The political promise and intellectual insights of the NIEO did not represent an isolationist and atavistic nationalism but a nationalism embedded in a vision of transnational solidarities and future-oriented collective action to transform the institutional arrangements of international society. Indeed, all the GA resolutions of 1974 give expression to this fundamentally optimistic tricontinental internationalism. The neoliberals may also be called internationalists, but their globalism stood in opposition to the third world emphasis on national economic planning and its reading of the pernicious dynamics of neocolonial dependency. The central directive of the neoliberal vision was of market driven interdependence – or, in Slobodian’s language, “encasement of the market in a spirit of militant globalism.”15 Moreover, this globalism was one where racism was baked into the universal only to emerge again in notions of economic expertise, good governance and failed states, with the alternative internationalism of the “colored peoples” of the world rendered inaudible.
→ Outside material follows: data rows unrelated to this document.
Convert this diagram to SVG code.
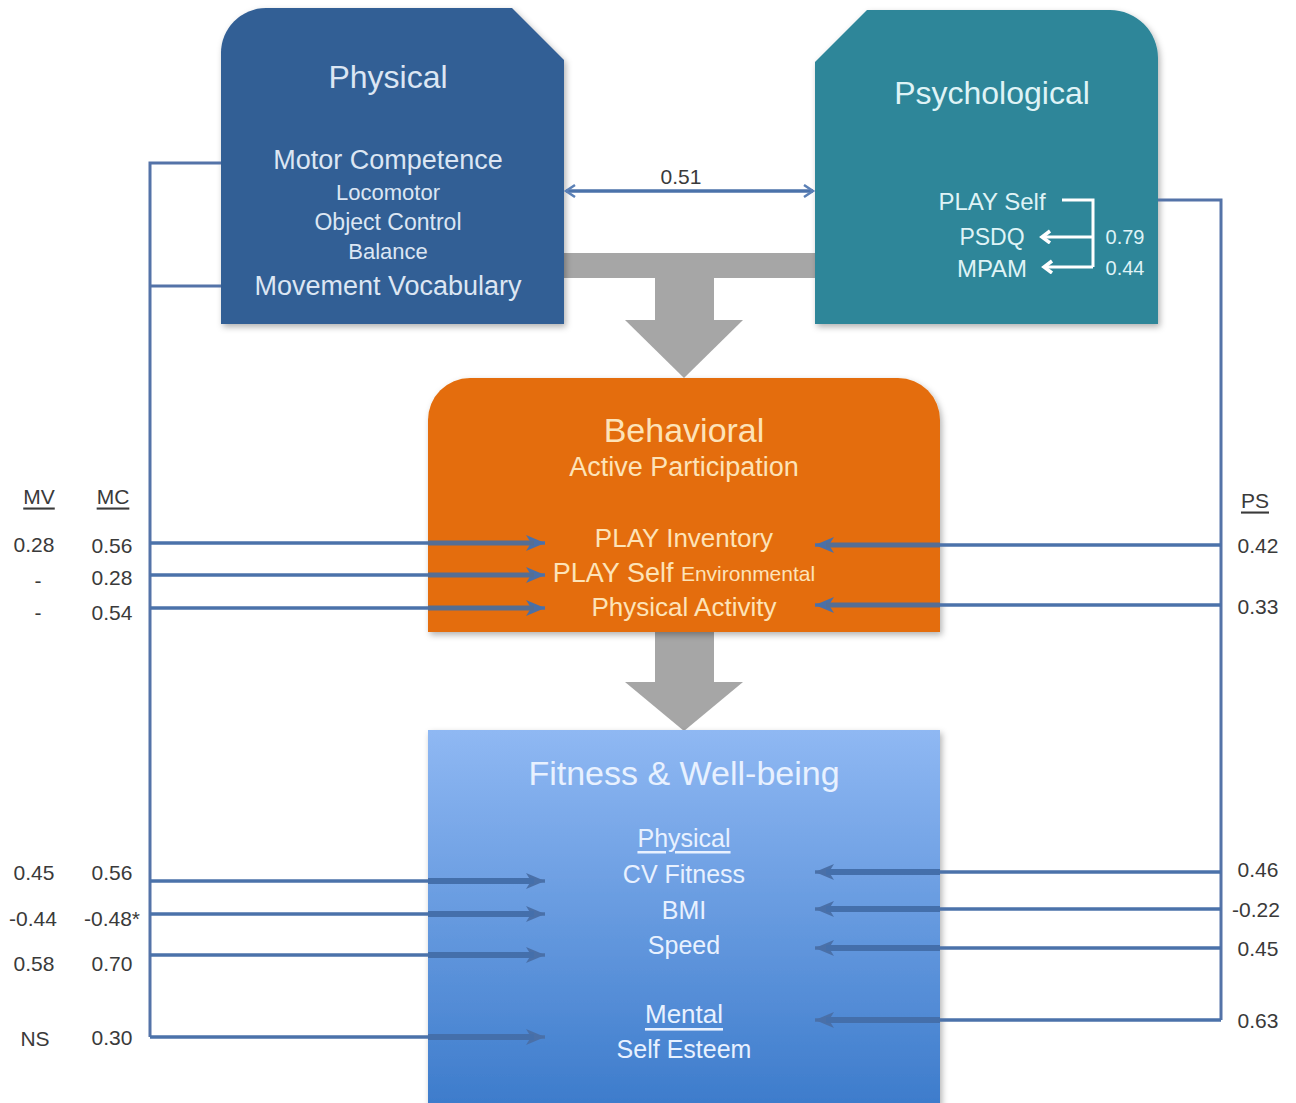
<svg xmlns="http://www.w3.org/2000/svg" width="1296" height="1103" viewBox="0 0 1296 1103">
<defs>
  <filter id="sh" x="-10%" y="-10%" width="120%" height="120%">
    <feDropShadow dx="2" dy="3" stdDeviation="3" flood-color="#000" flood-opacity="0.3"/>
  </filter>
  <linearGradient id="fitGrad" x1="0" y1="0" x2="0" y2="1">
    <stop offset="0" stop-color="#8fb8f3"/>
    <stop offset="1" stop-color="#3c7bcb"/>
  </linearGradient>
  <marker id="ah" markerUnits="userSpaceOnUse" markerWidth="22" markerHeight="22" refX="19" refY="10" orient="auto" overflow="visible">
    <path d="M0,2 L19,10 L0,18 L5,10 Z" fill="#4a70a8"/>
  </marker>
  <marker id="oh" markerUnits="userSpaceOnUse" markerWidth="14" markerHeight="16" refX="11" refY="7" orient="auto-start-reverse">
    <path d="M2,1 L11,7 L2,13" fill="none" stroke="#5b80b6" stroke-width="2.5"/>
  </marker>
  <marker id="wh" markerUnits="userSpaceOnUse" markerWidth="14" markerHeight="16" refX="10" refY="7" orient="auto">
    <path d="M2,1 L10,7 L2,13" fill="none" stroke="#ffffff" stroke-width="3.5" stroke-linejoin="miter"/>
  </marker>
  <style>
    text { font-family: "Liberation Sans", Arial, sans-serif; text-anchor: middle; dominant-baseline: central; }
    .phys { fill: #dce6f3; }
    .psy { fill: #dff3f6; }
    .beh { fill: #fde3b8; }
    .fit { fill: #e8f1ff; }
    .lbl { fill: #3a3a3a; font-size: 21px; }
    .conn { fill: none; stroke: #4b72aa; stroke-width: 3.5; }
    .inb { fill: none; stroke: #546e94; stroke-width: 5; }
    .inf { fill: none; stroke: #446fab; stroke-width: 6; }
    .bus { fill: none; stroke: #5473a8; stroke-width: 3; }
    .grey { fill: #a6a6a6; }
  </style>
</defs>
<rect width="1296" height="1103" fill="#ffffff"/>

<!-- grey flow arrows -->
<g id="flow-arrows">
  <rect class="grey" x="564" y="253" width="251" height="25"/>
  <rect class="grey" x="655" y="277" width="59" height="44"/>
  <polygon class="grey" points="625,320 743,320 684,378"/>
  <rect class="grey" x="655" y="630" width="59" height="53"/>
  <polygon class="grey" points="625,682 743,682 684,731"/>
</g>

<g id="node-physical">
  <path d="M221,53 A45,45 0 0 1 266,8 H512 L564,60 V324 H221 Z" fill="#335f95" filter="url(#sh)"/>
  <text class="phys" x="388" y="77" font-size="32">Physical</text>
  <text class="phys" x="388" y="160" font-size="27">Motor Competence</text>
  <text class="phys" x="388" y="192" font-size="22">Locomotor</text>
  <text class="phys" x="388" y="222" font-size="23">Object Control</text>
  <text class="phys" x="388" y="251" font-size="22">Balance</text>
  <text class="phys" x="388" y="286" font-size="27">Movement Vocabulary</text>
</g>

<g id="node-psychological">
  <path d="M815,62 L867,10 H1110 A48,48 0 0 1 1158,58 V324 H815 Z" fill="#2e8699" filter="url(#sh)"/>
  <text class="psy" x="992" y="93" font-size="32">Psychological</text>
  <text class="psy" x="992" y="201" font-size="24">PLAY Self</text>
  <text class="psy" x="992" y="237" font-size="23">PSDQ</text>
  <text class="psy" x="992" y="268" font-size="24">MPAM</text>
  <path d="M1062,200 H1093 V267" fill="none" stroke="#ffffff" stroke-width="3"/>
  <path d="M1093,237 H1042" fill="none" stroke="#ffffff" stroke-width="3" marker-end="url(#wh)"/>
  <path d="M1093,267 H1044" fill="none" stroke="#ffffff" stroke-width="3" marker-end="url(#wh)"/>
  <text class="psy" x="1125" y="237" font-size="20">0.79</text>
  <text class="psy" x="1125" y="268" font-size="20">0.44</text>
</g>

<g id="node-behavioral">
  <path d="M428,420 A42,42 0 0 1 470,378 H898 A42,42 0 0 1 940,420 V632 H428 Z" fill="#e46d0a" filter="url(#sh)"/>
  <text class="beh" x="684" y="430" font-size="34">Behavioral</text>
  <text class="beh" x="684" y="467" font-size="27">Active Participation</text>
  <text class="beh" x="684" y="538" font-size="26">PLAY Inventory</text>
  <text class="beh" x="684" y="573"><tspan font-size="27">PLAY Self </tspan><tspan font-size="21">Environmental</tspan></text>
  <text class="beh" x="684" y="607" font-size="26">Physical Activity</text>
</g>

<g id="node-fitness">
  <rect x="428" y="730" width="512" height="380" fill="url(#fitGrad)" filter="url(#sh)"/>
  <text class="fit" x="684" y="773" font-size="34">Fitness &amp; Well-being</text>
  <text class="fit" x="684" y="838" font-size="25" text-decoration="underline">Physical</text>
  <text class="fit" x="684" y="874" font-size="25">CV Fitness</text>
  <text class="fit" x="684" y="910" font-size="25">BMI</text>
  <text class="fit" x="684" y="945" font-size="25">Speed</text>
  <text class="fit" x="684" y="1014" font-size="26" text-decoration="underline">Mental</text>
  <text class="fit" x="684" y="1049" font-size="25">Self Esteem</text>
</g>

<g id="connectors">
  <path class="conn" d="M566,191 H813" marker-start="url(#oh)" marker-end="url(#oh)" stroke="#5b80b6" stroke-width="2.5"/>
  <!-- left bus -->
  <path class="bus" d="M221,163 H150 V1037"/>
  <path class="bus" d="M150,286 H221"/>
  <path class="conn" d="M150,543 H545" marker-end="url(#ah)"/>
  <path class="conn" d="M150,575 H545" marker-end="url(#ah)"/>
  <path class="conn" d="M150,608 H545" marker-end="url(#ah)"/>
  <path class="conn" d="M150,881 H545" marker-end="url(#ah)"/>
  <path class="conn" d="M150,914 H545" marker-end="url(#ah)"/>
  <path class="conn" d="M150,955 H545" marker-end="url(#ah)"/>
  <path class="conn" d="M150,1037 H545" marker-end="url(#ah)"/>
  <!-- right bus -->
  <path class="bus" d="M1158,200 H1221 V1020"/>
  <path class="conn" d="M1221,545 H815" marker-end="url(#ah)"/>
  <path class="conn" d="M1221,605 H815" marker-end="url(#ah)"/>
  <path class="conn" d="M1221,872 H815" marker-end="url(#ah)"/>
  <path class="conn" d="M1221,909 H815" marker-end="url(#ah)"/>
  <path class="conn" d="M1221,948 H815" marker-end="url(#ah)"/>
  <path class="conn" d="M1221,1020 H815" marker-end="url(#ah)"/>
  <path class="inb" d="M428,543 H534 M428,575 H534 M428,608 H534 M940,545 H826 M940,605 H826"/>
  <path class="inf" d="M428,881 H534 M428,914 H534 M428,955 H534 M428,1037 H534 M940,872 H826 M940,909 H826 M940,948 H826 M940,1020 H826"/>
</g>

<g id="labels">
  <text class="lbl" x="681" y="176">0.51</text>
  <text class="lbl" x="39" y="496" text-decoration="underline">MV</text>
  <text class="lbl" x="113" y="496" text-decoration="underline">MC</text>
  <text class="lbl" x="34" y="544">0.28</text>
  <text class="lbl" x="112" y="545">0.56</text>
  <text class="lbl" x="38" y="580">-</text>
  <text class="lbl" x="112" y="577">0.28</text>
  <text class="lbl" x="38" y="612">-</text>
  <text class="lbl" x="112" y="612">0.54</text>
  <text class="lbl" x="34" y="872">0.45</text>
  <text class="lbl" x="112" y="872">0.56</text>
  <text class="lbl" x="33" y="918">-0.44</text>
  <text class="lbl" x="112" y="918">-0.48*</text>
  <text class="lbl" x="34" y="963">0.58</text>
  <text class="lbl" x="112" y="963">0.70</text>
  <text class="lbl" x="35" y="1038">NS</text>
  <text class="lbl" x="112" y="1037">0.30</text>
  <text class="lbl" x="1255" y="500" text-decoration="underline">PS</text>
  <text class="lbl" x="1258" y="545">0.42</text>
  <text class="lbl" x="1258" y="606">0.33</text>
  <text class="lbl" x="1258" y="869">0.46</text>
  <text class="lbl" x="1256" y="909">-0.22</text>
  <text class="lbl" x="1258" y="948">0.45</text>
  <text class="lbl" x="1258" y="1020">0.63</text>
</g>
</svg>
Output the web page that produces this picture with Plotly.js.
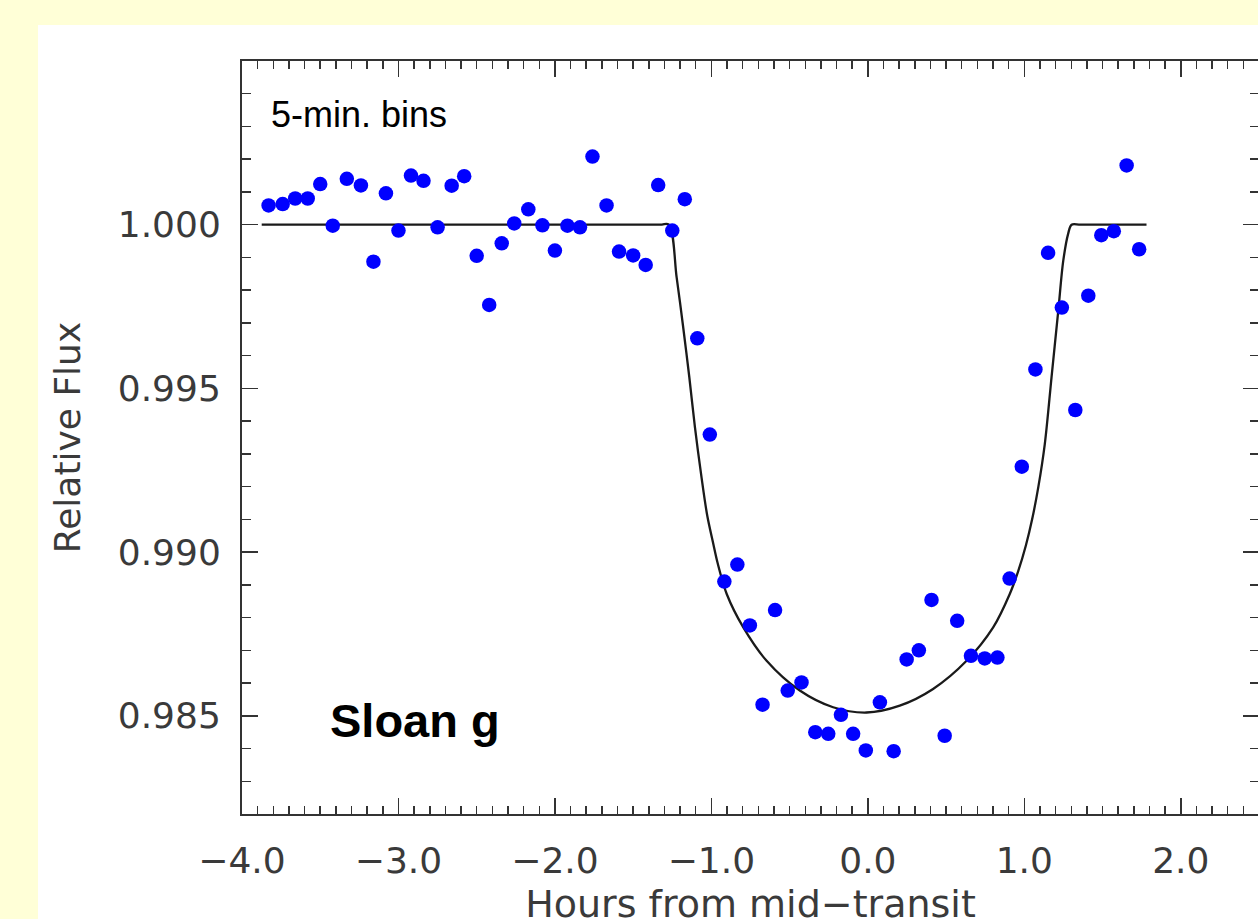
<!DOCTYPE html>
<html>
<head>
<meta charset="utf-8">
<script src="https://cdn.plot.ly/plotly-3.0.1.min.js"></script>
<style>
  html, body { margin: 0; padding: 0; width: 1258px; height: 919px; overflow: hidden; background: #FFFFD7; }
  #panel { position: absolute; left: 38px; top: 25px; width: 1230px; height: 920px; background: #FFFFFF; }
  #chart { position: absolute; left: 0; top: 0; width: 1260px; height: 945px; }
</style>
</head>
<body>
<div id="panel"></div>
<div id="chart"></div>
<script>
// Binned photometry (5-min bins): hours from mid-transit and relative flux
const hours = [
  -3.83, -3.74, -3.66, -3.58, -3.50, -3.42, -3.33, -3.24, -3.16, -3.08,
  -3.00, -2.92, -2.84, -2.75, -2.66, -2.58, -2.50, -2.42, -2.34, -2.26,
  -2.17, -2.08, -2.00, -1.92, -1.84, -1.76, -1.67, -1.59, -1.50, -1.42,
  -1.34, -1.25, -1.17, -1.09, -1.01, -0.917, -0.834, -0.754, -0.673, -0.593,
  -0.512, -0.424, -0.336, -0.253, -0.172, -0.094, -0.013, 0.077, 0.165, 0.248,
  0.326, 0.407, 0.491, 0.571, 0.659, 0.747, 0.828, 0.906, 0.984, 1.071,
  1.152, 1.240, 1.326, 1.409, 1.492, 1.572, 1.654, 1.734
];
const flux = [
  1.00059, 1.00063, 1.00080, 1.00080, 1.00124, 0.99997, 1.00140, 1.00120, 0.99887, 1.00096,
  0.99982, 1.00150, 1.00134, 0.99992, 1.00119, 1.00148, 0.99905, 0.99755, 0.99943, 1.00004,
  1.00047, 0.99998, 0.99921, 0.99997, 0.99992, 1.00208, 1.00059, 0.99918, 0.99906, 0.99877,
  1.00121, 0.99982, 1.00078, 0.99653, 0.99359, 0.98910, 0.98962, 0.98776, 0.98534, 0.98823,
  0.98577, 0.98602, 0.98450, 0.98445, 0.98503, 0.98445, 0.98394, 0.98541, 0.98392, 0.98672,
  0.98700, 0.98854, 0.98439, 0.98790, 0.98683, 0.98675, 0.98678, 0.98919, 0.99261, 0.99558,
  0.99914, 0.99747, 0.99434, 0.99783, 0.99968, 0.99980, 1.00181, 0.99925
];

// Transit model curve
const modelHours = [
  -3.874, -1.330, -1.272, -1.222, -1.180, -1.141, -1.105, -1.063, -1.026, -0.990,
  -0.961, -0.902, -0.796, -0.647, -0.435, -0.222, -0.008, 0.204, 0.417, 0.631,
  0.801, 0.907, 0.960, 1.010, 1.050, 1.090, 1.131, 1.174, 1.217, 1.249,
  1.280, 1.302, 1.360, 1.781
];
const modelFlux = [
  1.00000, 1.00000, 1.00000, 0.99839, 0.99686, 0.99534, 0.99381, 0.99228, 0.99110, 0.99030,
  0.98968, 0.98872, 0.98770, 0.98668, 0.98577, 0.98526, 0.98510, 0.98531, 0.98582, 0.98668,
  0.98770, 0.98872, 0.98940, 0.99020, 0.99100, 0.99200, 0.99330, 0.99534, 0.99737, 0.99890,
  0.99972, 1.00000, 1.00000, 1.00000
];

const xTickVals = [-4, -3, -2, -1, 0, 1, 2];
const xTickText = ['\u22124.0', '\u22123.0', '\u22122.0', '\u22121.0', '0.0', '1.0', '2.0'];
const yTickVals = [0.985, 0.990, 0.995, 1.000];
const yTickText = ['0.985', '0.990', '0.995', '1.000'];

const axisColor = '#333333';
const tickFont = { family: 'DejaVu Sans', size: 36, color: '#3a3a3a' };

const data = [
  {
    x: modelHours, y: modelFlux, type: 'scatter', mode: 'lines',
    line: { color: '#1a1a1a', width: 2.3, shape: 'spline', smoothing: 0.9 },
    hoverinfo: 'skip'
  },
  {
    x: hours, y: flux, type: 'scatter', mode: 'markers',
    marker: { color: '#0000FF', size: 14.5 }
  }
];

const layout = {
  width: 1260, height: 945,
  margin: { l: 242, r: 1, t: 61, b: 131, pad: 0 },
  paper_bgcolor: 'rgba(0,0,0,0)',
  plot_bgcolor: 'rgba(0,0,0,0)',
  showlegend: false,
  xaxis: {
    range: [-4, 2.5],
    tickmode: 'array', tickvals: xTickVals, ticktext: xTickText,
    ticks: 'inside', ticklen: 16, tickwidth: 1.5, tickcolor: axisColor,
    minor: { dtick: 0.1, tick0: 0, ticks: 'inside', ticklen: 8, tickwidth: 1.5, tickcolor: axisColor, showgrid: false },
    showline: true, linecolor: axisColor, linewidth: 2, mirror: 'allticks',
    showgrid: false, zeroline: false,
    tickfont: tickFont, ticklabelstandoff: 14,
    title: { text: 'Hours from mid\u2212transit', font: { family: 'DejaVu Sans', size: 38, color: '#3a3a3a' }, standoff: 10 }
  },
  yaxis: {
    range: [0.982, 1.005],
    tickmode: 'array', tickvals: yTickVals, ticktext: yTickText,
    ticks: 'inside', ticklen: 16, tickwidth: 1.5, tickcolor: axisColor,
    minor: { dtick: 0.001, tick0: 1.0, ticks: 'inside', ticklen: 9, tickwidth: 1.5, tickcolor: axisColor, showgrid: false },
    showline: true, linecolor: axisColor, linewidth: 2, mirror: 'allticks',
    showgrid: false, zeroline: false,
    tickfont: tickFont, ticklabelstandoff: 12,
    title: { text: 'Relative Flux', font: { family: 'DejaVu Sans', size: 36, color: '#3a3a3a' }, standoff: 26 }
  },
  annotations: [
    {
      x: -3.825, y: 1.00336, xref: 'x', yref: 'y', xanchor: 'left', yanchor: 'middle',
      text: '5-min. bins', showarrow: false,
      font: { family: 'Liberation Sans, Arial', size: 36, color: '#000000' }
    },
    {
      x: -3.45, y: 0.98485, xref: 'x', yref: 'y', xanchor: 'left', yanchor: 'middle',
      text: '<b>Sloan g</b>', showarrow: false,
      font: { family: 'Liberation Sans, Arial', size: 47, color: '#000000' }
    }
  ]
};

Plotly.newPlot('chart', data, layout, { staticPlot: true, displayModeBar: false });
</script>
</body>
</html>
Today, some analysts of rightwing politics and policies argue that there is an internal tension between neoliberalism and white supremacy; they posit a dichotomy of the universalist rationalities of the market v. the particularist rationalities of racism. Accordingly, a familiar framing of this landscape describes neoliberalism as race-neutral and technocratic in vision (even if not in consequence); in contrast, white supremacy is described as fundamentally anti-technocracy, and hostile to social scientific knowledge. The history and circumstance of the GA resolution in support of the NIEO in 1974 allows us to better understand how this framing of the political and intellectual landscape does not fully capture the racial-capitalist grammar that is internal to both neoliberalism and white supremacy. The economic ordering of the world and the racial ordering of the world cannot be so easily disentangled. As captured so pithily by Ruthie Gilmore, “capitalism requires inequality and racism enshrines it”; the NIEO was an effort to contest that inequality and the distribution of resources and meanings that enshrined it on a global scale. It represented a radical material redistribution of economic resources but also of the social capital that was part of the infrastructure of global governance. Most significantly, the social capital at stake included both the racial composition of who sat in the GA in 1974, as well as the intellectual traditions of economic knowledge and development policy networks that informed the agendas of those around the table. 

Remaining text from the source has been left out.